Fallen Fruit Collective formed six years ago through a project by artists David Burns, Matias Viegener, and Austin Young for the Journal of Aesthetics and Protest (ps. you should read it).
Using fruit as their lens, Fallen Fruit investigates urban space, ideas of neighborhood and new forms of located citizenship and community. A number of their projects look at the social, political, and ecological issues surrounding local food, public food, and land use, though it all began with the process of mapping local fruit trees in LA.
From their site…
“Over time our interests have expanded from mapping public fruit to include Public Fruit Jams in which we invite the citizens to bring homegrown or public fruit and join in communal jam-making; Nocturnal Fruit Forages, nighttime neighborhood fruit tours; Community Fruit Tree Plantings on the margins of private property and in community gardens; Public Fruit Park proposals in Hollywood, Los Feliz and downtown LA; and Neighborhood Infusions, taking the fruit found on one street and infusing it in alcohol to capture the spirit of the place.”

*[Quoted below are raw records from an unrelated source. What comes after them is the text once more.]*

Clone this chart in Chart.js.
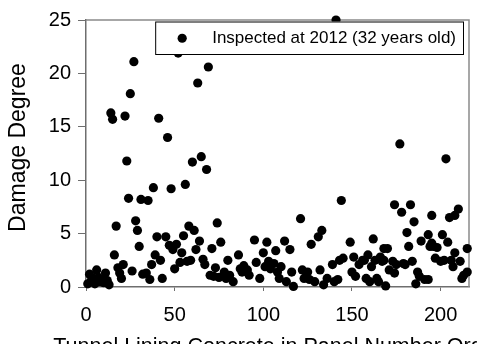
<!DOCTYPE html>
<html>
<head>
<meta charset="utf-8">
<script src="https://cdn.jsdelivr.net/npm/chart.js@4/dist/chart.umd.min.js"></script>
<style>
  html, body { margin: 0; padding: 0; background: #fff; overflow: hidden; }
  #wrap { width: 477px; height: 360px; position: relative; }
</style>
</head>
<body>
<div id="wrap"><canvas id="c" width="477" height="360"></canvas></div>
<script>
// Panel number along the tunnel and the damage degree measured for it
const panelNo = [
  1, 2, 3, 4, 5, 6, 7, 8, 9, 10, 11, 12, 13, 14, 15, 16, 17, 18, 19, 20,
  21, 22, 23, 24, 25, 26, 27, 28, 29, 30, 31, 32, 34, 35, 36, 37, 38, 39, 40, 41,
  42, 43, 45, 46, 47, 48, 49, 50, 51, 52, 53, 54, 55, 56, 57, 58, 59, 60, 61, 62,
  63, 64, 65, 66, 67, 68, 69, 70, 71, 72, 73, 74, 75, 76, 78, 79, 80, 81, 83, 86,
  87, 88, 89, 91, 92, 95, 96, 98, 100, 101, 102, 103, 104, 106, 107, 108, 109, 110, 112, 113,
  115, 116, 117, 121, 122, 123, 125, 126, 127, 129, 131, 132, 133, 134, 136, 139, 140, 141, 142, 143,
  144, 145, 149, 150, 151, 152, 154, 156, 157, 158, 159, 160, 161, 162, 163, 164, 165, 166, 167, 168,
  168, 169, 170, 171, 173, 174, 174, 175, 177, 178, 179, 180, 181, 182, 183, 184, 185, 186, 187, 188,
  189, 191, 193, 193, 194, 195, 195, 196, 197, 198, 200, 201, 202, 203, 204, 205, 206, 207, 208, 208,
  210, 211, 212, 213, 215, 215
];
const damage = [
  0.3, 1.2, 0.6, 0.8, 0.3, 1.6, 0.9, 0.5, 0.7, 0.4, 1.3, 0.6, 0.2, 16.3, 15.7, 3.0, 5.7, 1.8, 1.3, 0.8,
  2.1, 16.0, 11.8, 8.3, 18.1, 1.5, 21.1, 6.2, 5.3, 3.8, 8.2, 1.2, 1.3, 8.1, 0.7, 2.1, 9.3, 3.0, 4.7, 15.8,
  2.5, 0.8, 4.7, 14.0, 3.9, 9.2, 3.5, 1.7, 4.0, 21.9, 2.3, 3.2, 4.8, 9.6, 2.4, 5.7, 2.5, 11.7, 5.3, 3.5,
  19.1, 4.3, 12.2, 2.6, 2.1, 11.0, 20.6, 1.1, 3.6, 1.0, 1.8, 6.0, 0.9, 4.2, 1.4, 0.8, 2.5, 1.1, 0.5, 3.0,
  1.7, 1.4, 2.0, 1.6, 1.1, 4.4, 2.3, 0.8, 3.2, 1.9, 4.2, 2.4, 1.7, 2.2, 3.4, 1.4, 0.8, 1.9, 4.3, 0.5,
  3.5, 1.4, 0.05, 6.4, 1.6, 0.8, 1.4, 0.7, 4.0, 0.5, 4.7, 1.6, 5.3, 0.2, 0.8, 2.1, 0.5, 25.0, 0.7, 2.5,
  8.1, 2.7, 4.2, 1.4, 2.8, 1.0, 2.1, 2.5, 2.5, 0.8, 3.0, 0.5, 1.9, 4.5, 2.5, 0.8, 0.5, 2.8, 2.4, 2.5,
  3.6, 0.1, 3.6, 1.6, 2.4, 1.3, 7.7, 2.1, 13.4, 7.0, 2.2, 2.1, 5.1, 3.8, 7.7, 2.4, 6.1, 0.3, 1.4, 1.0,
  4.3, 0.7, 0.7, 4.9, 3.8, 4.1, 6.7, 3.8, 2.7, 3.7, 2.4, 4.9, 2.5, 12.0, 4.2, 6.5, 2.5, 1.9, 6.7, 3.2,
  7.3, 2.4, 0.8, 1.1, 1.4, 3.6
];

const xTicks = [0, 50, 100, 150, 200];
const yTicks = [0, 5, 10, 15, 20, 25];

const seriesLabel = 'Inspected at 2012 (32 years old)';
const xTitle = 'Tunnel Lining Concrete in Panel Number Order';
const yTitle = 'Damage Degree';

const FONT = "'Liberation Sans', Arial, Helvetica, sans-serif";
const AXIS_COLOR = '#6e6e6e';
const MARKER = { pointStyle: 'circle', radius: 4.6, borderWidth: 0, rotation: 0 };

// Closes the plot box with the top and right edges
const frameBox = {
  id: 'frameBox',
  beforeDatasetsDraw(chart) {
    const { ctx, chartArea: a } = chart;
    ctx.save();
    ctx.strokeStyle = '#8a8a8a';
    ctx.lineWidth = 1.5;
    ctx.beginPath();
    ctx.moveTo(a.left, a.top);
    ctx.lineTo(a.right, a.top);
    ctx.lineTo(a.right, a.bottom);
    ctx.stroke();
    ctx.restore();
  }
};

// Axis titles at their natural width (the x title runs past the bottom edge)
const axisTitles = {
  id: 'axisTitles',
  afterDraw(chart) {
    const { ctx, chartArea: a } = chart;
    ctx.save();
    ctx.fillStyle = '#000';
    ctx.textAlign = 'center';
    ctx.textBaseline = 'middle';
    ctx.font = '21.5px ' + FONT;
    ctx.fillText(xTitle, (a.left + a.right) / 2, a.bottom + 60);
    ctx.translate(19, (a.top + a.bottom) / 2 - 6);
    ctx.rotate(-Math.PI / 2);
    ctx.font = '23px ' + FONT;
    ctx.fillText(yTitle, 0, 0);
    ctx.restore();
  }
};

// Boxed legend placed inside the top-right corner of the plot, over the points
const insetLegend = {
  id: 'insetLegend',
  afterDatasetsDraw(chart) {
    const { ctx, chartArea: a } = chart;
    const ds = chart.data.datasets[0];
    ctx.save();
    ctx.font = '17px ' + FONT;
    const textW = ctx.measureText(ds.label).width;
    const right = a.right - 5;
    const top = a.top + 1.5;
    const h = 33.5;
    const left = right - (textW + 57 + 8);
    ctx.fillStyle = '#fff';
    ctx.fillRect(left, top, right - left, h);
    ctx.strokeStyle = '#000';
    ctx.lineWidth = 1;
    ctx.strokeRect(left + 0.5, top + 0.5, right - left - 1, h - 1);
    const cy = top + h / 2;
    ctx.fillStyle = ds.pointBackgroundColor;
    if (Chart.helpers && Chart.helpers.drawPoint) {
      Chart.helpers.drawPoint(ctx, MARKER, left + 27, cy);
    } else {
      ctx.beginPath();
      ctx.arc(left + 27, cy, MARKER.radius, 0, Math.PI * 2);
      ctx.fill();
    }
    ctx.fillStyle = '#000';
    ctx.textAlign = 'left';
    ctx.textBaseline = 'middle';
    ctx.fillText(ds.label, left + 57, cy + 0.5);
    ctx.restore();
  }
};

new Chart(document.getElementById('c'), {
  type: 'scatter',
  data: {
    datasets: [{
      label: seriesLabel,
      data: panelNo.map((p, i) => ({ x: p, y: damage[i] })),
      pointStyle: 'circle',
      pointRadius: MARKER.radius,
      pointBackgroundColor: '#000',
      pointBorderWidth: 0,
      showLine: false,
      clip: false
    }]
  },
  options: {
    responsive: false,
    animation: false,
    events: [],
    layout: { padding: { top: 20, right: 8, left: 0, bottom: 0 } },
    plugins: {
      legend: { display: false },
      tooltip: { enabled: false }
    },
    scales: {
      x: {
        type: 'linear',
        min: 0,
        max: 216,
        afterBuildTicks: s => { s.ticks = xTicks.map(v => ({ value: v })); },
        afterFit: s => { s.height = 73; },
        ticks: { color: '#000', font: { family: FONT, size: 20 }, padding: 12, maxRotation: 0, includeBounds: false },
        grid: { drawOnChartArea: false, drawTicks: true, tickLength: 4, color: AXIS_COLOR, lineWidth: 1 },
        border: { display: true, color: AXIS_COLOR, width: 1.5 },
        title: { display: false }
      },
      y: {
        type: 'linear',
        min: 0,
        max: 25,
        afterBuildTicks: s => { s.ticks = yTicks.map(v => ({ value: v })); },
        afterFit: s => { s.width = 86; },
        ticks: { color: '#000', font: { family: FONT, size: 20 }, padding: 7, includeBounds: false },
        grid: { drawOnChartArea: false, drawTicks: true, tickLength: 8, color: AXIS_COLOR, lineWidth: 1 },
        border: { display: true, color: AXIS_COLOR, width: 1.5 },
        title: { display: false }
      }
    }
  },
  plugins: [frameBox, axisTitles, insetLegend]
});
</script>
</body>
</html>
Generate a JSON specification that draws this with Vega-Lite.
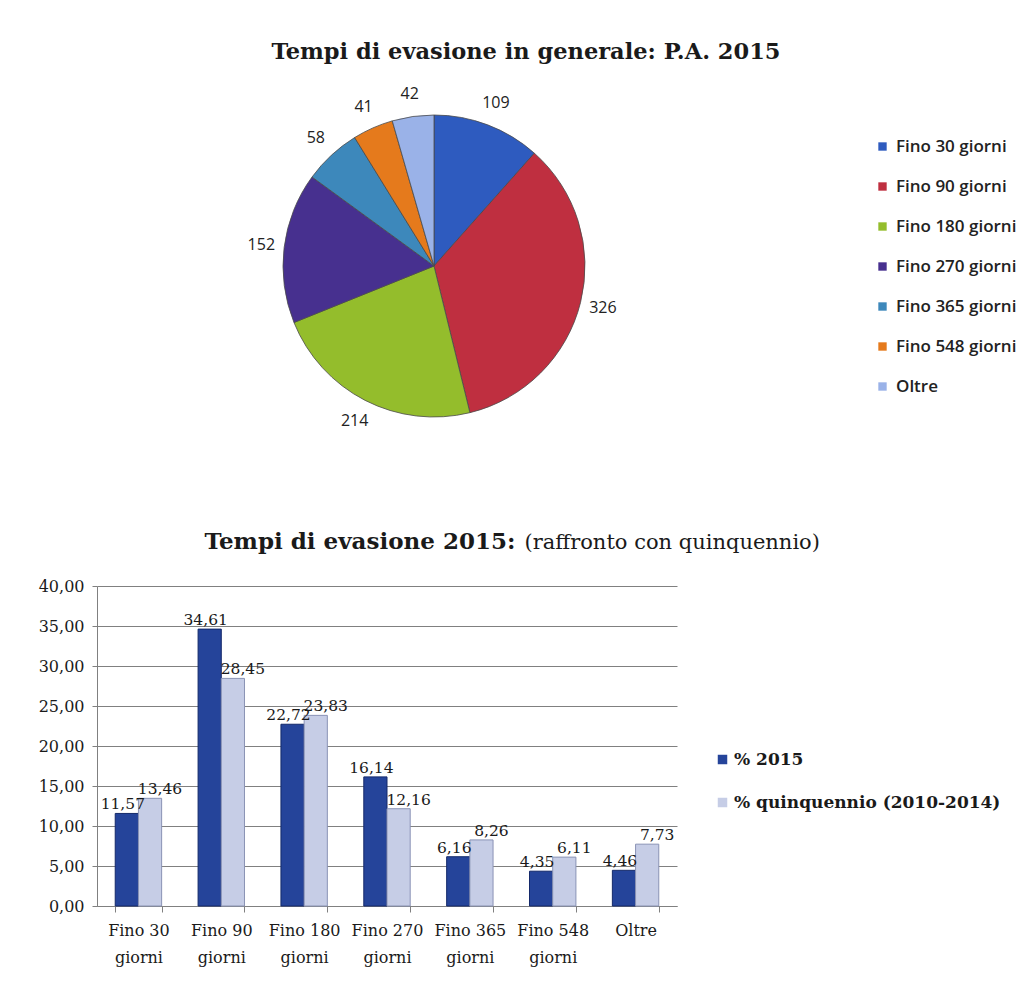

I really enjoy the social side of Fallen Fruit‘s work. This communal jam-making being perhaps the most interesting, as it involves a kind of process that highlights interaction and time. As well, their consideration of the legalities and local community practices seem to be very balanced with the rather “nice” focus on fruit at the centre of their questions — a tactic in which I strongly believe. How much more productive of a conversation can you have about these issues when you’re (somewhat subversively) framing it around fruit?